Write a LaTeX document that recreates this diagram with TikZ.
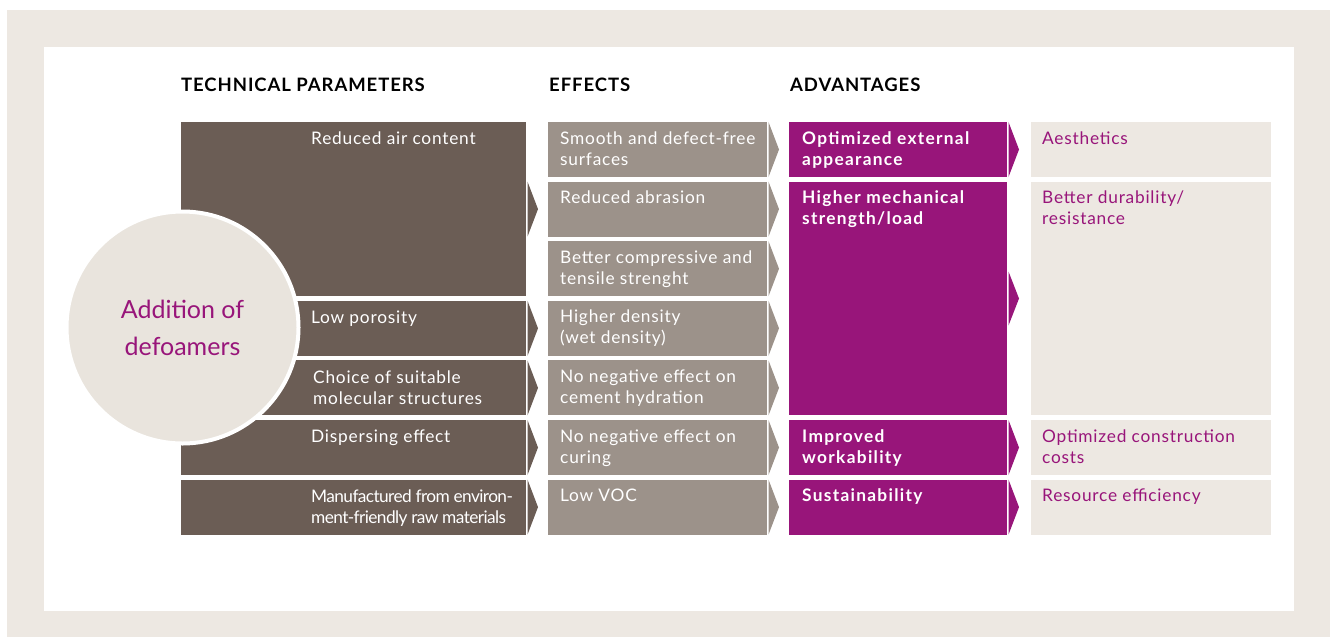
\documentclass[tikz,border=0pt]{standalone}
\usepackage{fontspec}
\setmainfont{Lato}
\definecolor{framec}{RGB}{237,232,226}
\definecolor{tpc}{RGB}{107,93,85}
\definecolor{efc}{RGB}{156,146,138}
\definecolor{advc}{RGB}{152,21,122}
\definecolor{resc}{RGB}{237,232,226}
\definecolor{circc}{RGB}{233,228,221}
\newcommand\tipshape[4]{\fill[#1] (#2+1.5,#3) -- (#2+12,{(#3+#4)/2}) -- (#2+1.5,#4) -- cycle;}
\begin{document}
\begin{tikzpicture}[x=1pt,y=-1pt,
  cell/.style={rectangle, inner sep=0pt, outer sep=0pt, anchor=north west},
  txt/.style={inner sep=0pt, anchor=base west, align=left, font=\fontsize{17.3}{21}\selectfont\addfontfeature{LetterSpace=4.5}},
  btxt/.style={txt, font=\fontsize{17.3}{21}\selectfont\bfseries\addfontfeature{LetterSpace=7.5}},
  head/.style={inner sep=0pt, anchor=base west, font=\fontsize{18.5}{21}\selectfont\bfseries\addfontfeature{LetterSpace=5}, text=black}]
\useasboundingbox (0,0) rectangle (1338,637);
\fill[framec] (7,10) rectangle (1330,637);
\fill[white] (44,47) rectangle (1294,611);
% headers
\node[head] (h1) at (181,91) {TECHNICAL PARAMETERS};
\node[head] (h2) at (549,91) {EFFECTS};
\node[head] (h3) at (790,91) {ADVANTAGES};
% column 1
\node[cell, fill=tpc, minimum width=345, minimum height=174.2] (p1) at (181,122) {};
\node[cell, fill=tpc, minimum width=345, minimum height=55] (p2) at (181,300.8) {};
\node[cell, fill=tpc, minimum width=345, minimum height=55] (p3) at (181,360.4) {};
\node[cell, fill=tpc, minimum width=345, minimum height=55] (p4) at (181,420) {};
\node[cell, fill=tpc, minimum width=345, minimum height=55] (p5) at (181,479.6) {};
\tipshape{tpc}{526}{181.6}{236.6}
\tipshape{tpc}{526}{300.8}{355.8}
\tipshape{tpc}{526}{360.4}{415.4}
\tipshape{tpc}{526}{420}{475}
\tipshape{tpc}{526}{479.6}{534.6}
% column 2
\foreach \i/\t in {1/122,2/181.6,3/241.2,4/300.8,5/360.4,6/420,7/479.6}{
  \node[cell, fill=efc, minimum width=219, minimum height=55] (e\i) at (548,\t) {};
  \tipshape{efc}{767}{\t}{\t+55}
}
% column 3
\node[cell, fill=advc, minimum width=218, minimum height=55] (a1) at (789,122) {};
\node[cell, fill=advc, minimum width=218, minimum height=233.8] (a2) at (789,181.6) {};
\node[cell, fill=advc, minimum width=218, minimum height=55] (a3) at (789,420) {};
\node[cell, fill=advc, minimum width=218, minimum height=55] (a4) at (789,479.6) {};
\tipshape{advc}{1007}{122}{177}
\tipshape{advc}{1007}{271.5}{325.5}
\tipshape{advc}{1007}{420}{475}
\tipshape{advc}{1007}{479.6}{534.6}
% column 4
\node[cell, fill=resc, minimum width=240, minimum height=55] (r1) at (1031,122) {};
\node[cell, fill=resc, minimum width=240, minimum height=233.8] (r2) at (1031,181.6) {};
\node[cell, fill=resc, minimum width=240, minimum height=55] (r3) at (1031,420) {};
\node[cell, fill=resc, minimum width=240, minimum height=55] (r4) at (1031,479.6) {};
% circle
\node[circle, fill=circc, draw=white, line width=4pt, minimum size=232, inner sep=0pt,
  text=advc, align=center, font=\fontsize{25}{37}\selectfont] (c) at (182.5,327.5) {Addition of\\defoamers};
% texts column 1 (base = last line)
\node[txt, text=white] (tp1) at (311,144) {Reduced air content};
\node[txt, text=white] (tp2) at (311,323) {Low porosity};
\node[txt, text=white] (tp3) at (313,404) {Choice of suitable\\molecular structures};
\node[txt, text=white] (tp4) at (311,442.5) {Dispersing effect};
\node[txt, text=white, font=\fontsize{17.3}{21}\selectfont\addfontfeature{LetterSpace=-3.5}] (tp5) at (311,523) {Manufactured from environ-\\ment-friendly raw materials};
% texts column 2
\node[txt, text=white] (te1) at (560,165) {Smooth and defect-free\\surfaces};
\node[txt, text=white] (te2) at (560,203.6) {Reduced abrasion};
\node[txt, text=white] (te3) at (560,284.2) {Better compressive and\\tensile strenght};
\node[txt, text=white] (te4) at (560,343.8) {Higher density\\(wet density)};
\node[txt, text=white] (te5) at (560,403.4) {No negative effect on\\cement hydration};
\node[txt, text=white] (te6) at (560,463) {No negative effect on\\curing};
\node[txt, text=white] (te7) at (560,501.6) {Low VOC};
% texts column 3
\node[btxt, text=white] (ta1) at (802,165) {Optimized external\\appearance};
\node[btxt, text=white] (ta2) at (802,224.6) {Higher mechanical\\strength/load};
\node[btxt, text=white] (ta3) at (802,463) {Improved\\workability};
\node[btxt, text=white] (ta4) at (802,501.6) {Sustainability};
% texts column 4
\node[txt, text=advc] (tr1) at (1042,144) {Aesthetics};
\node[txt, text=advc] (tr2) at (1042,224.6) {Better durability/\\resistance};
\node[txt, text=advc] (tr3) at (1042,463) {Optimized construction\\costs};
\node[txt, text=advc] (tr4) at (1042,501.6) {Resource efficiency};
\end{tikzpicture}
\end{document}
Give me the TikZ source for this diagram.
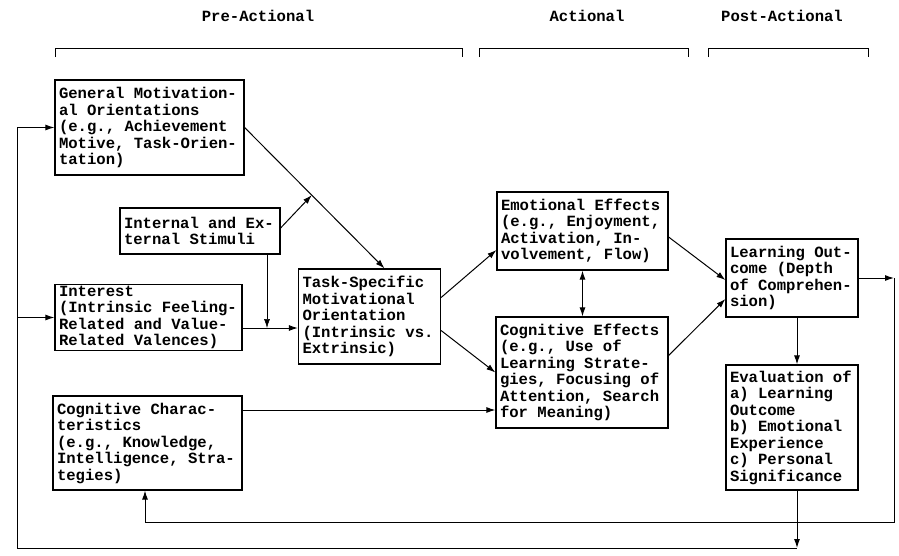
\documentclass[tikz,border=0pt]{standalone}
\usepackage{fontspec}
\setmonofont{Liberation Mono}
\usetikzlibrary{calc,arrows.meta}

\begin{document}
\begin{tikzpicture}[x=1pt, y=-1pt,
  font=\ttfamily\bfseries\fontsize{15.6}{16.5}\selectfont,
  box/.style={draw, line width=1.2pt, inner xsep=4pt, inner ysep=0pt, align=flush left},
  link/.style={->, >={Latex[length=9pt,width=6pt]}, line width=1pt}]
\useasboundingbox (0,0) rectangle (899,555);

% phases
\node (pre) at (258,16) {Pre-Actional};
\node (act) at (587,16) {Actional};
\node (post) at (782,16) {Post-Actional};
\draw[line width=1pt] (55,57) -- (55,48) -- (462,48) -- (462,57);
\draw[line width=1pt] (479,57) -- (479,48) -- (688,48) -- (688,57);
\draw[line width=1pt] (708,57) -- (708,48) -- (868,48) -- (868,57);

% boxes
\node[box, text width=181pt, minimum height=95pt] at (149.5,127.5) (gmo) {General Motivation-\\al Orientations\\(e.g., Achievement\\Motive, Task-Orien-\\tation)};
\node[box, text width=152pt, minimum height=46pt] at (200,231) (stim) {Internal and Ex-\\ternal Stimuli};
\node[box, text width=179pt, minimum height=66pt] at (148.5,317.5) (int) {Interest\\(Intrinsic Feeling-\\Related and Value-\\Related Valences)};
\node[box, text width=181pt, minimum height=94pt] at (147.5,443) (cch) {Cognitive Charac-\\teristics\\(e.g., Knowledge,\\Intelligence, Stra-\\tegies)};
\node[box, text width=134pt, minimum height=95pt] at (369.5,316.5) (tsm) {Task-Specific\\Motivational\\Orientation\\(Intrinsic vs.\\Extrinsic)};
\node[box, text width=163pt, minimum height=78pt] at (582.5,231) (emo) {Emotional Effects\\(e.g., Enjoyment,\\Activation, In-\\volvement, Flow)};
\node[box, text width=164pt, minimum height=111pt] at (582,372.5) (cog) {Cognitive Effects\\(e.g., Use of\\Learning Strate-\\gies, Focusing of\\Attention, Search\\for Meaning)};
\node[box, text width=124pt, minimum height=78pt] at (792,278) (lo) {Learning Out-\\come (Depth\\of Comprehen-\\sion)};
\node[box, text width=124pt, minimum height=125pt] at (792,427.5) (eval) {Evaluation of\\a) Learning\\Outcome\\b) Emotional\\Experience\\c) Personal\\Significance};

% helper points
\coordinate (tsmtop) at ([xshift=15pt]tsm.north);
\coordinate (j1) at (267,328);
\coordinate (rc) at (894,278);
\coordinate (bl) at (145,522);
\coordinate (bb) at (797,548);
\coordinate (lc) at (17,548);

% connectors
\draw[link] (gmo.east) -- (tsmtop);
\draw[link] ([yshift=3pt]stim.east) -- ($(gmo.east)!0.48!(tsmtop)$);
\draw[link, line width=0.6pt] (j1 |- stim.south) -- (j1);
\draw[link] (int.east |- j1) -- (tsm.west |- j1);
\draw[link] ([yshift=19pt]tsm.east) -- ([yshift=-19pt]emo.west);
\draw[link] ([yshift=-14pt]tsm.east) -- (cog.west);
\draw[link, <->] (emo.south) -- (emo.south |- cog.north);
\draw[link] ([yshift=-6pt]emo.east) -- ([yshift=-2pt]lo.west);
\draw[link] ([yshift=17pt]cog.east) -- ([yshift=-21pt]lo.west);
\draw[link] ([xshift=5pt]lo.south) -- ([xshift=5pt]eval.north);
\draw[link] ([yshift=33pt]cch.east) -- ([yshift=33pt]cch.east -| cog.west);
\draw[link] (lo.east) -- (rc);
\draw[link] (rc) |- (bl) -- (bl |- cch.south);
\draw[link] ([xshift=5pt]eval.south) -- (bb);
\draw[link] (bb) -| (gmo.west -| lc) -- (gmo.west);
\draw[link] (int.west -| lc) -- (int.west);

\end{tikzpicture}
\end{document}
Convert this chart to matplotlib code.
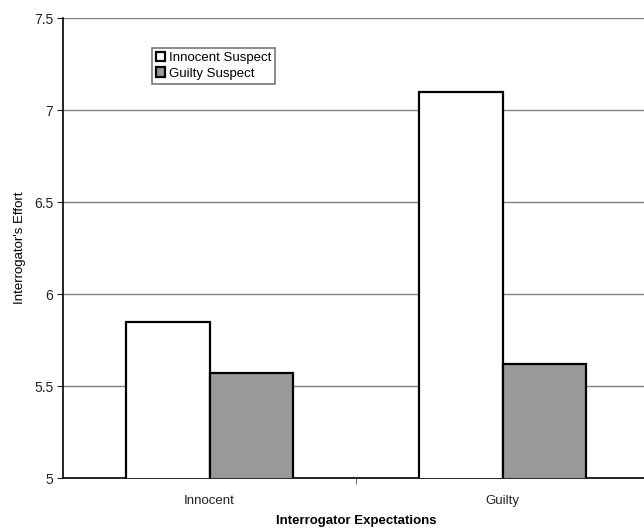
import matplotlib
matplotlib.use('Agg')
import matplotlib.pyplot as plt
import numpy as np

## data
categories = ['Innocent', 'Guilty']
innocent_suspect = [5.85, 7.10]
guilty_suspect = [5.57, 5.62]
series_labels = ['Innocent Suspect', 'Guilty Suspect']
yticks = [5, 5.5, 6, 6.5, 7, 7.5]

plt.rcParams['font.family'] = ['Liberation Sans', 'DejaVu Sans']

fig = plt.figure(figsize=(6.44, 5.31), dpi=100)
ax = fig.add_axes([63/644, 1-478/531, (649-63)/644, (478-18)/531])

x = np.arange(len(categories))
width = 1/3.5
ax.bar(x - width/2, innocent_suspect, width, color='white', edgecolor='black',
       linewidth=1.6, label=series_labels[0], zorder=3)
ax.bar(x + width/2, guilty_suspect, width, color='#999999', edgecolor='black',
       linewidth=1.6, label=series_labels[1], zorder=3)

ax.set_xlim(-0.5, len(categories) - 0.5)
ax.set_ylim(5, 7.5)
ax.set_yticks(yticks)
ax.set_yticklabels(['5', '5.5', '6', '6.5', '7', '7.5'])
ax.yaxis.grid(True, color='#808080', linewidth=1.0, zorder=0)
ax.set_axisbelow(True)

## category labels in the middle, tick marks on the boundaries
ax.set_xticks(x)
ax.set_xticklabels(categories)
ax.tick_params(axis='x', length=0, pad=12, labelsize=9.5, colors='#222222')
ax.set_xticks([0.5], minor=True)
ax.tick_params(axis='x', which='minor', length=4, color='#555555')
ax.tick_params(axis='y', length=4, labelsize=10, colors='#222222', pad=3)

for side in ('top', 'right'):
    ax.spines[side].set_visible(False)
ax.spines['left'].set_linewidth(1.2)
ax.spines['bottom'].set_linewidth(1.2)

ax.set_xlabel('Interrogator Expectations', fontsize=9.5, fontweight='bold',
              labelpad=6)
ax.set_ylabel("Interrogator's Effort", fontsize=9.5, labelpad=6)

leg = ax.legend(loc='upper left', bbox_to_anchor=(152/644, 1-48/531),
                bbox_transform=fig.transFigure, frameon=True, fancybox=False,
                fontsize=9.5, handlelength=0.7, handleheight=0.7,
                handletextpad=0.3, borderpad=0.3, labelspacing=0.25,
                borderaxespad=0)
leg.get_frame().set_edgecolor('#555555')
leg.get_frame().set_linewidth(1.2)

fig.savefig('out.png', dpi=100)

=== TASK TO CARRY OUT ===
Lines in the records that hold the word "matplotlib" are to be counted; give only the total.

=== THE OUTPUT ===
4